Both Paderewski and Scharwenka were piano lions who explored other musical genres beyond the obvious. Paderewski’s wrote just one opera Manru. It has been recorded by Dux who are awaiting funding to support a CD release. Scharwenka, another gladiator of the keyboard, wrote his only opera Mataswintha in the 1880s. This is still unrecorded. Paderewski was Polish; so was Scharwenka, although his birthplace was in Posen, in 1850 a province of Eastern Prussia. Paderewski has a single piano concerto to his name; his compatriot has four. Earl Wild played both the Paderewski and one of the Scharwenka four. Both composers toured the world, wearying themselves with concert after concert. Scharwenka and Paderewski wrote a single Symphony as also did fellow Pole Karlowicz.
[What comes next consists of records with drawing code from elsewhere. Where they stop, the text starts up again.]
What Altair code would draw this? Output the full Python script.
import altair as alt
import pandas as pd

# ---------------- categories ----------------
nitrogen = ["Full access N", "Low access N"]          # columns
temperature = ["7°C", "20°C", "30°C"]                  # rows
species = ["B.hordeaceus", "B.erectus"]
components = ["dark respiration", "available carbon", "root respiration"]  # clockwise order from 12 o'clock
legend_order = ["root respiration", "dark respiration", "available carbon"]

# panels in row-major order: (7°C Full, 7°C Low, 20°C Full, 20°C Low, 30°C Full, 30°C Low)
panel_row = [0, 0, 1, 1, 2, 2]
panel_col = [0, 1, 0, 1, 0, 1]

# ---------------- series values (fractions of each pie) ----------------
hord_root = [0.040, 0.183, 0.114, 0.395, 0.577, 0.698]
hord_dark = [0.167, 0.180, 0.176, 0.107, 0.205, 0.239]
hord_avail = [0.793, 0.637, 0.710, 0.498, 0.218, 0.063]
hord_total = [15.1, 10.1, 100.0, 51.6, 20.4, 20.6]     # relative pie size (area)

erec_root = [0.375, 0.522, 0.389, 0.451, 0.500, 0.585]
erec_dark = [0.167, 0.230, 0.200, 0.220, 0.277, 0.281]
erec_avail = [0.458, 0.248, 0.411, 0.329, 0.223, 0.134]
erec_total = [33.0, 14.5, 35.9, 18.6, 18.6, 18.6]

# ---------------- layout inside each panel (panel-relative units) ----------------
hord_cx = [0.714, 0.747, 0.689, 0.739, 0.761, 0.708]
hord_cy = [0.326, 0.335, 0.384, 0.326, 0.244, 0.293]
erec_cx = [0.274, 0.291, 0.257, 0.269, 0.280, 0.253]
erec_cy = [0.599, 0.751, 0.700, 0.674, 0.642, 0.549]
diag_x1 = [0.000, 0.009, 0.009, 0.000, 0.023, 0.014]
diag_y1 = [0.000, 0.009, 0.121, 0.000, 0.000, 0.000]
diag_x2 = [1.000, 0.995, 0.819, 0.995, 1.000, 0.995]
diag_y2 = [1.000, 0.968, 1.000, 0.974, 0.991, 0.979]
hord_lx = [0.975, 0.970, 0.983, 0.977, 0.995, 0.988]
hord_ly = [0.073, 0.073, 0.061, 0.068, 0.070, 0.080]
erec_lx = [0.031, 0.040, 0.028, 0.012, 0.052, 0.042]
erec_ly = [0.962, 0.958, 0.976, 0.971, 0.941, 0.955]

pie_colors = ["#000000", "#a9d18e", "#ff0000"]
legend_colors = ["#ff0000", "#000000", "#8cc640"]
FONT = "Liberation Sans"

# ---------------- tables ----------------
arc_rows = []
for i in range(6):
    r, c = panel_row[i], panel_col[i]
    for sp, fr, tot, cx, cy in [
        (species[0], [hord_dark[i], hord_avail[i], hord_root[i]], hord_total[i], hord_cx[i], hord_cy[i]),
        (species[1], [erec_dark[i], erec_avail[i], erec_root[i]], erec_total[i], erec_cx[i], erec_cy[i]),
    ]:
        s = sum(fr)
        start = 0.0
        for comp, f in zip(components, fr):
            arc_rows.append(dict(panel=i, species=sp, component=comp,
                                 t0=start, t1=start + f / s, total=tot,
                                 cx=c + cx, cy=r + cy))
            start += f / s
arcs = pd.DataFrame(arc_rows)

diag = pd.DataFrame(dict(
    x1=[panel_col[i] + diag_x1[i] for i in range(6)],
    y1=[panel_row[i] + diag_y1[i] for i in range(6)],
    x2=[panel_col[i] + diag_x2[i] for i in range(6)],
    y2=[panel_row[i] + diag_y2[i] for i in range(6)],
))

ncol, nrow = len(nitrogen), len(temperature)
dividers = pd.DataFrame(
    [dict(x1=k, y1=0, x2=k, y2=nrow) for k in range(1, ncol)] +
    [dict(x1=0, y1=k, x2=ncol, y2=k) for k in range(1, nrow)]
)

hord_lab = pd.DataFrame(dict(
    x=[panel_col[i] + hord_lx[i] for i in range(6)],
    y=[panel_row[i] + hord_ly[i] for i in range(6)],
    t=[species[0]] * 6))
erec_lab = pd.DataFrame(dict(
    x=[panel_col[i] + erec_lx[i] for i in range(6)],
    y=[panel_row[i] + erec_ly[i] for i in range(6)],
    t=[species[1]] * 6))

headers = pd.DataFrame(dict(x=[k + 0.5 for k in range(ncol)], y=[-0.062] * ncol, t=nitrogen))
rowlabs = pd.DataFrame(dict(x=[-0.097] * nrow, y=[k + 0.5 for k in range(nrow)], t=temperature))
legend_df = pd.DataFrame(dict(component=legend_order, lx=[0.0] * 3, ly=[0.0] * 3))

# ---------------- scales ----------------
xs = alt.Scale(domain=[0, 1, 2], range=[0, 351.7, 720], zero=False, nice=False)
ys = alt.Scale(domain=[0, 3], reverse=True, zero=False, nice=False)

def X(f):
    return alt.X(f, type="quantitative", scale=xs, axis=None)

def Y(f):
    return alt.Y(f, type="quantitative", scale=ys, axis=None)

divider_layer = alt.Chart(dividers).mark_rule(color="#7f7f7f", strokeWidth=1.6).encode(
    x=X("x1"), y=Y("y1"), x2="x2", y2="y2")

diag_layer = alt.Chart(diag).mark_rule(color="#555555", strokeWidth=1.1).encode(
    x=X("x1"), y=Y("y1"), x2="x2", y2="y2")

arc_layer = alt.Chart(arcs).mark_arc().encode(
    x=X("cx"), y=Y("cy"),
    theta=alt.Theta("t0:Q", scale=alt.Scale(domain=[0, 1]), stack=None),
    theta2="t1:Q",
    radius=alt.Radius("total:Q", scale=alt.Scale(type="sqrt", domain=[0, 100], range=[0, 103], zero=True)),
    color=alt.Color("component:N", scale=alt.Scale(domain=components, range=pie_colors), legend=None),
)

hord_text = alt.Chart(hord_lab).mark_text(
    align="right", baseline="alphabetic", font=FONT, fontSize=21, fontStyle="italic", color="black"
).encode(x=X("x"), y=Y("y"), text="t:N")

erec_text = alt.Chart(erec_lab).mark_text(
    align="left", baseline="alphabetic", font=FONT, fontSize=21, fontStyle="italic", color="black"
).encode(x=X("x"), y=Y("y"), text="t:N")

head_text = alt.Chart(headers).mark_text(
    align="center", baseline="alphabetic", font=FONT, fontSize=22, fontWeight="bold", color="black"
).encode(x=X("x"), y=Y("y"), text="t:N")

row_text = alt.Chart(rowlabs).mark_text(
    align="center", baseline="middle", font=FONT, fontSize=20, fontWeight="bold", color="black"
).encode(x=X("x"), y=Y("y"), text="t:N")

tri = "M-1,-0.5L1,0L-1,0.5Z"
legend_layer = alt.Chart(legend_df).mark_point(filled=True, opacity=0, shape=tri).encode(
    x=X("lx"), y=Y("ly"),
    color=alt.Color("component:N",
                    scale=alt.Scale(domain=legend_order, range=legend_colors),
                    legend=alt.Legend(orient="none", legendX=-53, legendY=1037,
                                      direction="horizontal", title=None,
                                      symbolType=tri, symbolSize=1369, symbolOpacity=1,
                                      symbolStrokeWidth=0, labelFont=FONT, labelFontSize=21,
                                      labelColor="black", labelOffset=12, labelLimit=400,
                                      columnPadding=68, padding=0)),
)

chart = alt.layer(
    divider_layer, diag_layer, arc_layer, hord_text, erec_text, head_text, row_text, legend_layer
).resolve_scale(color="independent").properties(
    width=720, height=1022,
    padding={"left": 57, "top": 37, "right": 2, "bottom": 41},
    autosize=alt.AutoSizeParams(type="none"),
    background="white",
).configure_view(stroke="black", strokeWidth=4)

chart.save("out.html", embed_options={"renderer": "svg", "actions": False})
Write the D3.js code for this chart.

While the Paderewski Symphony is of Mahlerian scale (though not style!) the Karlowicz and Scharwenka are about the same length - a Beethovenian forty or so minutes.

This disc gives us the opportunity to hear the four movement Symphony for the first time. The outer movements are taken up with emotional turmoil - a touch of Liszt here a dusting of Tchaikovsky there. The two central movements sometimes seem Brucknerian and at others remind you of Elgar. I wonder if there could have been a more flowingly curvaceous effect than achieved here. The finale is however especially impressive with a fiery volatile tendency (at 8.00 onwards) and a gloriously golden Schumann-inflected ‘blare’ at the very end. The movement, in which both orchestra and conductor are inspired to a more potently driven approach, starts with thunderous Beethovenian protests. The plunging gesture in this movement might well have been the inspiration for a similar sequence in the George Rochberg Violin Concerto recently revived on Naxos. All in all this Symphony is to be warmly welcomed: a work with sometimes resolute character, a slight Russian accent on occasions and the regal/pastoral tendencies of Dvořák’s Fifth and Sixth Symphonies.

The Symphony was premiered in Copenhagen in 1 Dec 1883. Performances followed in Berlin, Elberfeld, Moscow, Danzig, New York, Helsinki and Bournemouth.

The Overture is a brooding, athletic and spirited affair in which the voices of Schumann (Fourth Symphony), Weber (Oberon) and even Mozart (Marriage of Figaro) meet. The Andante religioso is a soothingly sedate and extremely memorable Beecham lollipop manqué. Sterling’s CEO, Bo Hyttner, quips that it might even replace Albinoni’s Adagio; and well it might. Vintage Classic FM material but WILL they pick it up?

The thorough and satisfying notes are by the conductor. He has done his homework!

I hope that there will be more in this Deutsche Romantiker series. Sterling continue their talent for agreeable surprises. Recommended.